RECORD EXTRACTS ->
········

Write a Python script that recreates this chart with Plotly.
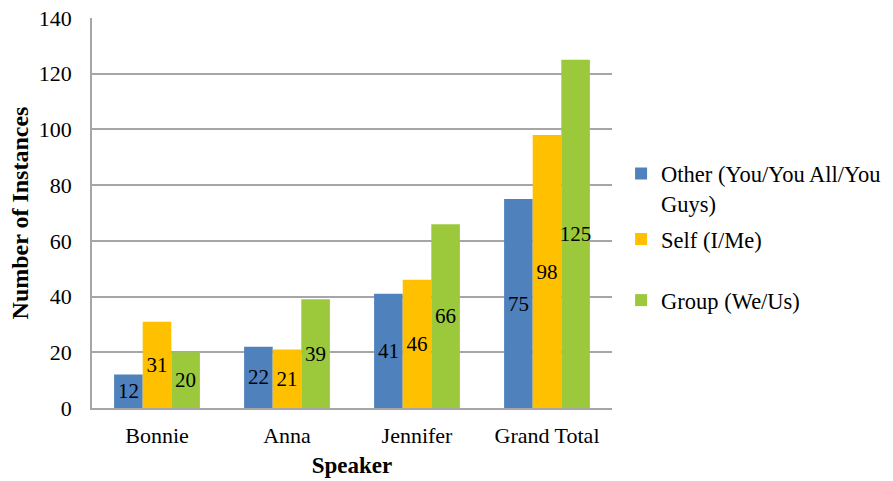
import plotly.graph_objects as go

speakers = ["Bonnie", "Anna", "Jennifer", "Grand Total"]
other_vals = [12, 22, 41, 75]
self_vals = [31, 21, 46, 98]
group_vals = [20, 39, 66, 125]

series = [
    ("Other (You/You All/You<br>Guys)", other_vals, "#4F81BD", "legend"),
    ("Self (I/Me)", self_vals, "#FFC000", "legend2"),
    ("Group (We/Us)", group_vals, "#9BC93B", "legend3"),
]

FONT = "Liberation Serif"

fig = go.Figure()
for name, vals, color, leg in series:
    fig.add_trace(go.Bar(
        x=speakers, y=vals, name=name,
        marker=dict(color=color, line=dict(width=0)),
        text=[str(v) for v in vals],
        textposition="inside", insidetextanchor="middle",
        textangle=0, constraintext="none",
        textfont=dict(family=FONT, size=21, color="#000000"),
        legend=leg,
    ))

def leg_cfg(ypos):
    # legends are placed relative to the whole page so they don't shrink the plot
    return dict(
        font=dict(family=FONT, size=22.5, color="#000000"),
        bgcolor="rgba(0,0,0,0)", xanchor="left", yanchor="top",
        xref="container", yref="container",
        x=0.6955, y=ypos, valign="top",
    )

fig.update_layout(
    width=893, height=481,
    margin=dict(l=92, r=281, t=18, b=73),
    paper_bgcolor="white", plot_bgcolor="white",
    barmode="group", bargap=0.34, bargroupgap=0,
    showlegend=True,
    font=dict(family=FONT, size=22, color="#000000"),
    legend=leg_cfg(0.683),
    legend2=leg_cfg(0.547),
    legend3=leg_cfg(0.420),
    xaxis=dict(
        title=dict(text="<b>Speaker</b>", font=dict(family=FONT, size=23), standoff=10),
        showgrid=False, showline=True, linecolor="#A6A6A6", linewidth=1.5,
        ticks="", tickfont=dict(family=FONT, size=22),
        ticklabelstandoff=7, automargin=False,
    ),
    yaxis=dict(
        title=dict(text="<b>Number of Instances</b>", font=dict(family=FONT, size=24), standoff=3),
        range=[0, 140], dtick=20, tick0=0,
        showgrid=True, gridcolor="#A6A6A6", gridwidth=1.5,
        showline=True, linecolor="#A6A6A6", linewidth=1.5,
        zeroline=False, ticks="", tickfont=dict(family=FONT, size=22),
        ticklabelstandoff=14, automargin=False,
    ),
)

fig.write_html("out.html")
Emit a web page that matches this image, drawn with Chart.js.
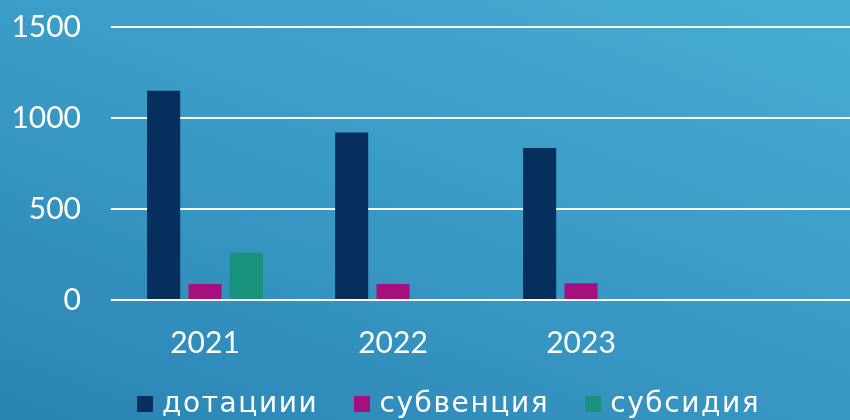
<!DOCTYPE html>
<html>
<head>
<meta charset="utf-8">
<script src="https://cdn.jsdelivr.net/npm/chart.js@4"></script>
<style>
    html, body {
        margin: 0;
        padding: 0;
        width: 850px;
        height: 420px;
        overflow: hidden;
    }
    body {
        background: linear-gradient(200deg, #47add2 0%, #3a9ac6 50%, #2a84b3 100%);
    }
    #wrap {
        position: relative;
        width: 866px;
        height: 420px;
    }
    #legend {
        position: absolute;
        left: 137px;
        top: 386px;
        display: flex;
        align-items: center;
        font-family: "DejaVu Sans", sans-serif;
        font-size: 28px;
        letter-spacing: 1.6px;
        color: #ffffff;
        white-space: nowrap;
    }
    #legend .item {
        display: flex;
        align-items: center;
        margin-right: 36px;
    }
    #legend .box {
        width: 16px;
        height: 16px;
        margin-right: 9px;
        margin-top: 3px;
    }
</style>
</head>
<body>
<div id="wrap">
    <canvas id="chart"></canvas>
    <div id="legend"></div>
</div>
<script>
const years = ["2021", "2022", "2023", ""];
const dotacii = [1150, 920, 835, null];
const subvencii = [88, 88, 92, null];
const subsidii = [260, null, null, null];
const yTicks = [0, 500, 1000, 1500];

(function () {
    const font = "Lato, 'DejaVu Sans', sans-serif";
    const ctx = document.getElementById("chart").getContext("2d");
    const legend = document.getElementById("legend");

    function ds(label, data, color) {
        return {
            label: label,
            data: data,
            backgroundColor: color,
            borderWidth: 0,
            categoryPercentage: 0.66,
            barPercentage: 0.8
        };
    }

    const chart = new Chart(ctx, {
        type: "bar",
        data: {
            labels: years,
            datasets: [
                ds("дотациии", dotacii, "#062f5e"),
                ds("субвенция", subvencii, "#a5107f"),
                ds("субсидия", subsidii, "#16937a")
            ]
        },
        options: {
            responsive: true,
            maintainAspectRatio: false,
            animation: false,
            layout: { padding: { left: 11, right: 3, top: 27, bottom: 59 } },
            scales: {
                x: {
                    grid: { display: false, drawTicks: false },
                    border: { display: false },
                    ticks: {
                        color: "#ffffff",
                        padding: 25,
                        font: { family: font, size: 30 }
                    },
                    afterFit: function (scale) {
                        scale.height = 61;
                        scale.paddingLeft = 0;
                        scale.paddingRight = 0;
                    }
                },
                y: {
                    min: 0,
                    max: 1500,
                    afterBuildTicks: function (scale) {
                        scale.ticks = yTicks.map(function (v) { return { value: v }; });
                    },
                    grid: { color: "#ffffff", lineWidth: 2, drawTicks: false },
                    border: { display: false },
                    ticks: {
                        color: "#ffffff",
                        padding: 30,
                        font: { family: font, size: 30 },
                        callback: function (v) { return String(v); }
                    },
                    afterFit: function (scale) {
                        scale.width = 100;
                        scale.paddingTop = 0;
                        scale.paddingBottom = 0;
                    }
                }
            },
            plugins: {
                legend: { display: false },
                tooltip: { enabled: false }
            }
        }
    });

    // html legend, so the wide letter spacing of the original can be matched
    chart.data.datasets.forEach(function (d) {
        const item = document.createElement("div");
        item.className = "item";
        const box = document.createElement("span");
        box.className = "box";
        box.style.background = d.backgroundColor;
        const txt = document.createElement("span");
        txt.textContent = d.label;
        item.appendChild(box);
        item.appendChild(txt);
        legend.appendChild(item);
    });
})();
</script>
</body>
</html>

········

WHAT YOU SHOULD DO -> Pictures in the records above should not be copied. Repeat everything else exactly.

SOLUTION TO THIS EXERCISE ->
Write a Python script that recreates this chart with Plotly.
import plotly.graph_objects as go

speakers = ["Bonnie", "Anna", "Jennifer", "Grand Total"]
other_vals = [12, 22, 41, 75]
self_vals = [31, 21, 46, 98]
group_vals = [20, 39, 66, 125]

series = [
    ("Other (You/You All/You<br>Guys)", other_vals, "#4F81BD", "legend"),
    ("Self (I/Me)", self_vals, "#FFC000", "legend2"),
    ("Group (We/Us)", group_vals, "#9BC93B", "legend3"),
]

FONT = "Liberation Serif"

fig = go.Figure()
for name, vals, color, leg in series:
    fig.add_trace(go.Bar(
        x=speakers, y=vals, name=name,
        marker=dict(color=color, line=dict(width=0)),
        text=[str(v) for v in vals],
        textposition="inside", insidetextanchor="middle",
        textangle=0, constraintext="none",
        textfont=dict(family=FONT, size=21, color="#000000"),
        legend=leg,
    ))

def leg_cfg(ypos):
    # legends are placed relative to the whole page so they don't shrink the plot
    return dict(
        font=dict(family=FONT, size=22.5, color="#000000"),
        bgcolor="rgba(0,0,0,0)", xanchor="left", yanchor="top",
        xref="container", yref="container",
        x=0.6955, y=ypos, valign="top",
    )

fig.update_layout(
    width=893, height=481,
    margin=dict(l=92, r=281, t=18, b=73),
    paper_bgcolor="white", plot_bgcolor="white",
    barmode="group", bargap=0.34, bargroupgap=0,
    showlegend=True,
    font=dict(family=FONT, size=22, color="#000000"),
    legend=leg_cfg(0.683),
    legend2=leg_cfg(0.547),
    legend3=leg_cfg(0.420),
    xaxis=dict(
        title=dict(text="<b>Speaker</b>", font=dict(family=FONT, size=23), standoff=10),
        showgrid=False, showline=True, linecolor="#A6A6A6", linewidth=1.5,
        ticks="", tickfont=dict(family=FONT, size=22),
        ticklabelstandoff=7, automargin=False,
    ),
    yaxis=dict(
        title=dict(text="<b>Number of Instances</b>", font=dict(family=FONT, size=24), standoff=3),
        range=[0, 140], dtick=20, tick0=0,
        showgrid=True, gridcolor="#A6A6A6", gridwidth=1.5,
        showline=True, linecolor="#A6A6A6", linewidth=1.5,
        zeroline=False, ticks="", tickfont=dict(family=FONT, size=22),
        ticklabelstandoff=14, automargin=False,
    ),
)

fig.write_html("out.html")
Emit a web page that matches this image, drawn with Chart.js.
<!DOCTYPE html>
<html>
<head>
<meta charset="utf-8">
<script src="https://cdn.jsdelivr.net/npm/chart.js@4"></script>
<style>
    html, body {
        margin: 0;
        padding: 0;
        width: 850px;
        height: 420px;
        overflow: hidden;
    }
    body {
        background: linear-gradient(200deg, #47add2 0%, #3a9ac6 50%, #2a84b3 100%);
    }
    #wrap {
        position: relative;
        width: 866px;
        height: 420px;
    }
    #legend {
        position: absolute;
        left: 137px;
        top: 386px;
        display: flex;
        align-items: center;
        font-family: "DejaVu Sans", sans-serif;
        font-size: 28px;
        letter-spacing: 1.6px;
        color: #ffffff;
        white-space: nowrap;
    }
    #legend .item {
        display: flex;
        align-items: center;
        margin-right: 36px;
    }
    #legend .box {
        width: 16px;
        height: 16px;
        margin-right: 9px;
        margin-top: 3px;
    }
</style>
</head>
<body>
<div id="wrap">
    <canvas id="chart"></canvas>
    <div id="legend"></div>
</div>
<script>
const years = ["2021", "2022", "2023", ""];
const dotacii = [1150, 920, 835, null];
const subvencii = [88, 88, 92, null];
const subsidii = [260, null, null, null];
const yTicks = [0, 500, 1000, 1500];

(function () {
    const font = "Lato, 'DejaVu Sans', sans-serif";
    const ctx = document.getElementById("chart").getContext("2d");
    const legend = document.getElementById("legend");

    function ds(label, data, color) {
        return {
            label: label,
            data: data,
            backgroundColor: color,
            borderWidth: 0,
            categoryPercentage: 0.66,
            barPercentage: 0.8
        };
    }

    const chart = new Chart(ctx, {
        type: "bar",
        data: {
            labels: years,
            datasets: [
                ds("дотациии", dotacii, "#062f5e"),
                ds("субвенция", subvencii, "#a5107f"),
                ds("субсидия", subsidii, "#16937a")
            ]
        },
        options: {
            responsive: true,
            maintainAspectRatio: false,
            animation: false,
            layout: { padding: { left: 11, right: 3, top: 27, bottom: 59 } },
            scales: {
                x: {
                    grid: { display: false, drawTicks: false },
                    border: { display: false },
                    ticks: {
                        color: "#ffffff",
                        padding: 25,
                        font: { family: font, size: 30 }
                    },
                    afterFit: function (scale) {
                        scale.height = 61;
                        scale.paddingLeft = 0;
                        scale.paddingRight = 0;
                    }
                },
                y: {
                    min: 0,
                    max: 1500,
                    afterBuildTicks: function (scale) {
                        scale.ticks = yTicks.map(function (v) { return { value: v }; });
                    },
                    grid: { color: "#ffffff", lineWidth: 2, drawTicks: false },
                    border: { display: false },
                    ticks: {
                        color: "#ffffff",
                        padding: 30,
                        font: { family: font, size: 30 },
                        callback: function (v) { return String(v); }
                    },
                    afterFit: function (scale) {
                        scale.width = 100;
                        scale.paddingTop = 0;
                        scale.paddingBottom = 0;
                    }
                }
            },
            plugins: {
                legend: { display: false },
                tooltip: { enabled: false }
            }
        }
    });

    // html legend, so the wide letter spacing of the original can be matched
    chart.data.datasets.forEach(function (d) {
        const item = document.createElement("div");
        item.className = "item";
        const box = document.createElement("span");
        box.className = "box";
        box.style.background = d.backgroundColor;
        const txt = document.createElement("span");
        txt.textContent = d.label;
        item.appendChild(box);
        item.appendChild(txt);
        legend.appendChild(item);
    });
})();
</script>
</body>
</html>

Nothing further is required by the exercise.